▸ DATA TO PROCESS:
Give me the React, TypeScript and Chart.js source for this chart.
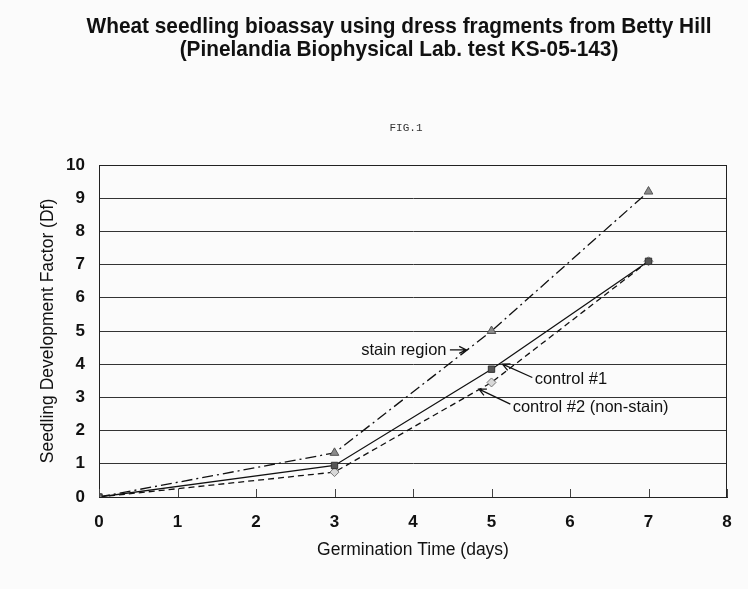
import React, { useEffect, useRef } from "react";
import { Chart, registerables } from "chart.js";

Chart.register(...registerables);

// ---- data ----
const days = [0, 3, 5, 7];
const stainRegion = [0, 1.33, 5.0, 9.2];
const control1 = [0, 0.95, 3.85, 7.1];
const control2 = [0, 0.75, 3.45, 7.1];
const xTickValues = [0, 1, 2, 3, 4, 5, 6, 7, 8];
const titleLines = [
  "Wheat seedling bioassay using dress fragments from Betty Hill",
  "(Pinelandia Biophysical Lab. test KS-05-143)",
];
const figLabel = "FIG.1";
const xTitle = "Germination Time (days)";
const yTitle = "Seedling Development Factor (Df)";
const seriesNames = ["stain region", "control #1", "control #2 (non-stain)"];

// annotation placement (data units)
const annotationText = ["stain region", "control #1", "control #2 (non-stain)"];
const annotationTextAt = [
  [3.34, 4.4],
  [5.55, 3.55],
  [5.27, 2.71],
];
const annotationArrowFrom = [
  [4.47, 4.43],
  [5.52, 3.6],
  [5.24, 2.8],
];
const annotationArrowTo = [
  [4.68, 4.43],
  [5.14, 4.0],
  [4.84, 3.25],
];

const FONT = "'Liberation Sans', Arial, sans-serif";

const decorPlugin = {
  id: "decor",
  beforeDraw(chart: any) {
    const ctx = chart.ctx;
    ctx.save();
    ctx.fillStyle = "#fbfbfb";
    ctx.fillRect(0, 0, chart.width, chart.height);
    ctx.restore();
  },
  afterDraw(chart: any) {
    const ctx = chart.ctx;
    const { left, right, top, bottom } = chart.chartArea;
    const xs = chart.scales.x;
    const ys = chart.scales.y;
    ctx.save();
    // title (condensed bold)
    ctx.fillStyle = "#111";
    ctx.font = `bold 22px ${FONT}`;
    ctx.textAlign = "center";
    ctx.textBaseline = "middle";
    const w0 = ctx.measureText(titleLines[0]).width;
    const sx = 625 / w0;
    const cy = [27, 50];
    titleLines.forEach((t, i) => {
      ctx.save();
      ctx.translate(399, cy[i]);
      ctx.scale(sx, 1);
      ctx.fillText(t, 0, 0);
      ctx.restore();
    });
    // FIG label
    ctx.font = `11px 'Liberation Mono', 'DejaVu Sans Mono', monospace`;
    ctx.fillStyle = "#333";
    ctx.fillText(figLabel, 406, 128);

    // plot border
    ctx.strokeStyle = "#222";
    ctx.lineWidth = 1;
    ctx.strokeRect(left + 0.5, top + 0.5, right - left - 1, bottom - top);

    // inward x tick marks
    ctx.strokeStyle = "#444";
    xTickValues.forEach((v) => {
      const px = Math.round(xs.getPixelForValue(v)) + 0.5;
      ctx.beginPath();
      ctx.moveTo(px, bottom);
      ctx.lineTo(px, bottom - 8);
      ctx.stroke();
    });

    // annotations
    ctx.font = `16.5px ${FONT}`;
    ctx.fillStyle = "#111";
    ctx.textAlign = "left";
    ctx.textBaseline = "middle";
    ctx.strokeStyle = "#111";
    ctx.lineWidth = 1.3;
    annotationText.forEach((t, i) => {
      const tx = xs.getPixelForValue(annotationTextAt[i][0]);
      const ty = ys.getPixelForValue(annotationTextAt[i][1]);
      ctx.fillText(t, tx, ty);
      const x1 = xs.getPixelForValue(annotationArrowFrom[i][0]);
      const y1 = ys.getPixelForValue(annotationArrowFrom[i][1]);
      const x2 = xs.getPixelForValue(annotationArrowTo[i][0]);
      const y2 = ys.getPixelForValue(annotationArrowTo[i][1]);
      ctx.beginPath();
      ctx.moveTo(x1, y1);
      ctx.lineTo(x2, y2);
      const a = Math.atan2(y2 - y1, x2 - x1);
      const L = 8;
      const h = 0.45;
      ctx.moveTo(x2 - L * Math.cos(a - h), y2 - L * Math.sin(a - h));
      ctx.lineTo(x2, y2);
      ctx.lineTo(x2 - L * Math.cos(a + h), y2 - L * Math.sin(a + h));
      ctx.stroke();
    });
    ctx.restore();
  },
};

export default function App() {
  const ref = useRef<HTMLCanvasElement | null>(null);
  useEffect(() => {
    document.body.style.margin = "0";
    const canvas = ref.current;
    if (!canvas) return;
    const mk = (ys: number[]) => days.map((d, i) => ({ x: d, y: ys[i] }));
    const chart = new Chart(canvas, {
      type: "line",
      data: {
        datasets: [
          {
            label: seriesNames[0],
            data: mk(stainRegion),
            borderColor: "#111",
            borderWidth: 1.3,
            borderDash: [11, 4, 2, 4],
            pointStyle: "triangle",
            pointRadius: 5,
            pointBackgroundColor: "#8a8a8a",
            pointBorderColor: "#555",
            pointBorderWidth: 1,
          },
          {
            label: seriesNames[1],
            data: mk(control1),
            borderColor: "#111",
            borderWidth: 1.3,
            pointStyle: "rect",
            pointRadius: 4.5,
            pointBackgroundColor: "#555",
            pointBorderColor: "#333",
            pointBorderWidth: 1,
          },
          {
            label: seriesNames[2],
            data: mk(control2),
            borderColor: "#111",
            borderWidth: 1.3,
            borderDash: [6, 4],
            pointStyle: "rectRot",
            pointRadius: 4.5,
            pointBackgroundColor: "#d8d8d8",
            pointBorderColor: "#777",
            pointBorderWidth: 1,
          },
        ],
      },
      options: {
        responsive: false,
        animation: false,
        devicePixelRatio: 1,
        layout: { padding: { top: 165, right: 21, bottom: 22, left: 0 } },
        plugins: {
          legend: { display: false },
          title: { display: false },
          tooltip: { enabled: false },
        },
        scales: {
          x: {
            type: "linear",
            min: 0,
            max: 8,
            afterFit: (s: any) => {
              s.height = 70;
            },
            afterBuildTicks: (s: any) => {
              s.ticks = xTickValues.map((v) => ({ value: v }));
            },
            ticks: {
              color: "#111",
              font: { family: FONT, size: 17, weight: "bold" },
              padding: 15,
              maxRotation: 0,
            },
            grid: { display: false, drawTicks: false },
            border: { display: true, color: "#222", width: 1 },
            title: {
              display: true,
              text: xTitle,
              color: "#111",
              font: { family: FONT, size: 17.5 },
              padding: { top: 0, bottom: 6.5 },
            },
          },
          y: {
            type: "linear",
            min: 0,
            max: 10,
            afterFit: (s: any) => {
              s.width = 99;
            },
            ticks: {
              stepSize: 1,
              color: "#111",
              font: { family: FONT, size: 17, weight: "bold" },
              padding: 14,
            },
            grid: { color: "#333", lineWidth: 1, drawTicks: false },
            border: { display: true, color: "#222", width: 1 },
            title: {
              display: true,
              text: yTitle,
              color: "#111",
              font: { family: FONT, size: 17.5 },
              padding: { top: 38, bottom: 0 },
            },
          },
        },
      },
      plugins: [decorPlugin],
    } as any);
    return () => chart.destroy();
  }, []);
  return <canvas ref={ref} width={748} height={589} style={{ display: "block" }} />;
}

* * *

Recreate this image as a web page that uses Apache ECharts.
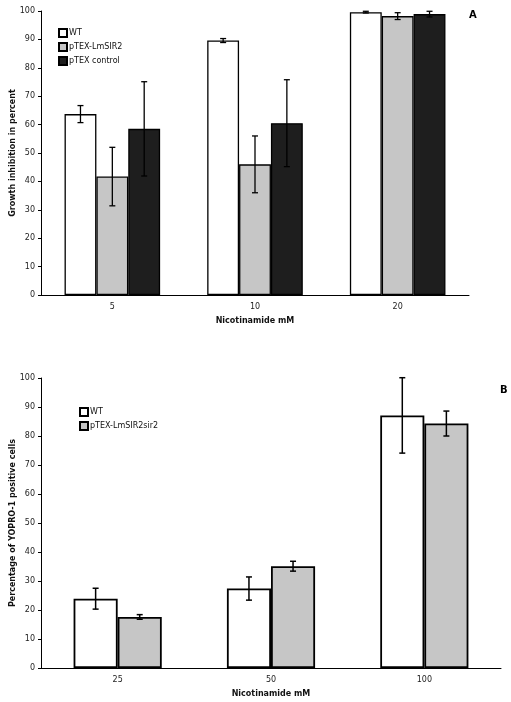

▸ DIRECTIVE: Copy the lines from the entries above in which the word "this" appears.

▸ EXERCISE SOLUTION:
Give me the React, TypeScript and Chart.js source for this chart.
Recreate this image as a web page that uses Apache ECharts.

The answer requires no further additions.